Laktoz intolerans teşhisinde çeşitli yöntemler bulunmakla birlikte, teşhiste izlenen ilk yol genellikle hastanın diyetinden laktoz içeren ürünlerin çıkarılması ve semptomların bu süre zarfında izlenmesi olmaktadır. Bununla birlikte, süt tüketimi ile bazı hastalarda laktoz intolerans semptomlarının gözlenmemesi, teşhisi zorlaştırmaktadır. Ayrıca semptomlar gözlense bile bunun nedeninin huzursuz bağırsak sendromu gibi altta yatan başka bir intestinal rahatsızlığın göstergesi olma ihtimali de bulunmaktadır.

Laktoz sadece memelilerin sütünde bulunan bir disakkarit olmasına rağmen, süt ve süt ürünleri pek çok gıdanın üretiminde kullanılmaktadır. Ayrıca sütten saflaştırılan laktoz, teknolojik özelliklerinden dolayı endüstriyel gıdalarda katkı maddesi olarak, ilaçlarda ise dolgu maddesi olarak sıklıkla kullanılmaktadır. Laktozun renk ve su bağlama özelliği bulunmaktadır. Ayrıca tekstür üzerine de olumlu etkileri vardır. Laktoz yaklaşık olarak glukozun yarısı, sakkarozun ise üçte biri oranında tatlılık vermektedir. Laktoz bu özelliklerinden dolayı tatlılarda, şekerlemelerde, ekmeklerde, sosis gibi işlenmiş et ürünlerinde çok kullanılmaktadır. Bunların yanında enteral beslenmede kullanılan birçok sıvı da laktoz içermektedir.
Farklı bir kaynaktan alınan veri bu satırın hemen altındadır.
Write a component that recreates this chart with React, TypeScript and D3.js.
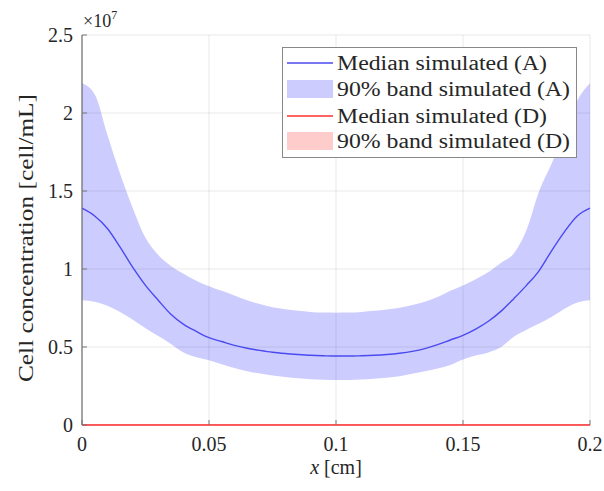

Laktozun, Batı diyetlerinde tüketilen karbonhidratların yaklaşık %6'sını oluşturduğu tahmin edilmektedir. Bazı Asya restoranları geleneksel Asya mutfaklarında kullanılan laktoz içermeyen Hindistan cevizi sütü gibi malzemelerin yerine son yıllarda süt kreması veya yoğunlaştırılmış süt kullanmaktadır. Oysa birçok laktoz intolerans hastası, süt tozu ve yoğunlaştırılmış sütün eşdeğer miktardaki sütten daha fazla laktoz içerdiğini bilmemektedir.

Benzer şekilde pek çok insan, peynir altı suyu gibi ürünlerin sütteki laktozun neredeyse tamamını içerdiğinin farkında değildir. Laktoz intolerans olan kişilere uygun bilgilendirmelerin yapılması oldukça önemlidir. Laktoza toleransı çok düşük olan kişiler, yukarıda bahsedilen gıdalar da dâhil olmak üzere, değişik miktarlarda laktoz içerebilen birçok gıda ürünü olduğunu bilmeli ve gıda ambalajlarındaki uyarıları dikkate almalıdır.

KAYNAKÇA:

Yıldırım, D., & Özen, H. (2017). Laktoz intoleransı tıbbi beslenme tedavisi olgu sunumu. Beslenme ve Diyet Dergisi, 45(3), 294-297.